Plus sérieusement, il dit que Lévi-Strauss n'est pas un "nihiliste" des valeurs, ce qui est vrai. Lévi-Strauss l'a dit contre Roger Caillois, il croit à la supériorité de la démocratie sur le fascisme, par exemple.
Lévi-Strauss défend une éthique sceptique de la "Relativité". Il y a plusieurs systèmes possibles équivalents mais ensuite à l'intérieur de chaque système, il y a toujours des préférences possibles. En gros, notre capitalisme rationnel, technologique et efficace n'est pas supérieur à tout point de vue à une société de subsistance sans histoire et sans écriture mais cela n'interdit pas qu'une démocratie capitaliste reste supérieure, par exemple, à une dictature capitaliste (ou socialiste) moderne.
Défendre une forme acceptable de relativisme est difficile et je ne crois pas que l'auteur y parvienne. On dit souvent de séparer le Mauvais Relativisme ("Tout se vaut, tout est vrai") et une Bonne & Vraie Relativité des Valeurs (les jugements doivent être évalués selon des cadres de référence mais certains standards fondamentaux de l'évaluation dépendent de choix non-nécessaires), mais la différence me paraît peu claire. On glisse souvent de la seconde vers des sophismes du premier et le problème consisterait à délimiter les cadres.
Mon interprétation serait plus modeste que les manifestes relativistes de Lévi-Strauss. Oui, on comprend que ce relativisme culturel méthodologique (pour suspendre de manière sceptique ses préjugés) est nécessiare et indispensable à l'ethnologue (il faut comprendre avant de juger). Le relativisme culturel moral (ou scientifique, d'ailleurs) reviendrait à ne jamais juger, il est faux et pernicieux. On peut très bien éviter les illusions ethnocentriques de Lucien Lévy-Brühl (c'est même la morale du chercheur en sciences humaines) sans faire pour autant du Bruno Latour.
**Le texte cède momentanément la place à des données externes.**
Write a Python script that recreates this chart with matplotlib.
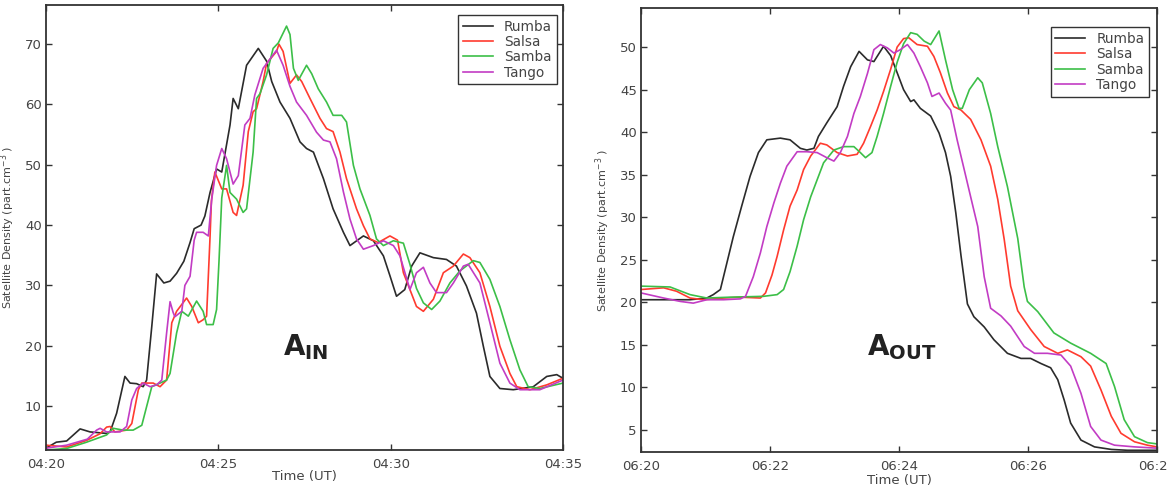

En relisant cet article, je me demande pourquoi j'avais tant de stupide rancoeur en l'écrivant. Et je vais sans doute trop vite sur Lévy-Brühl : son évolutionnisme "ethnocentrique" sur la mentalité "pré-logique" nous paraît dépassé mais je ne suis pas sûr que cette idée de mentalité s'oppose de manière si claire avec une mentalité logique "différente".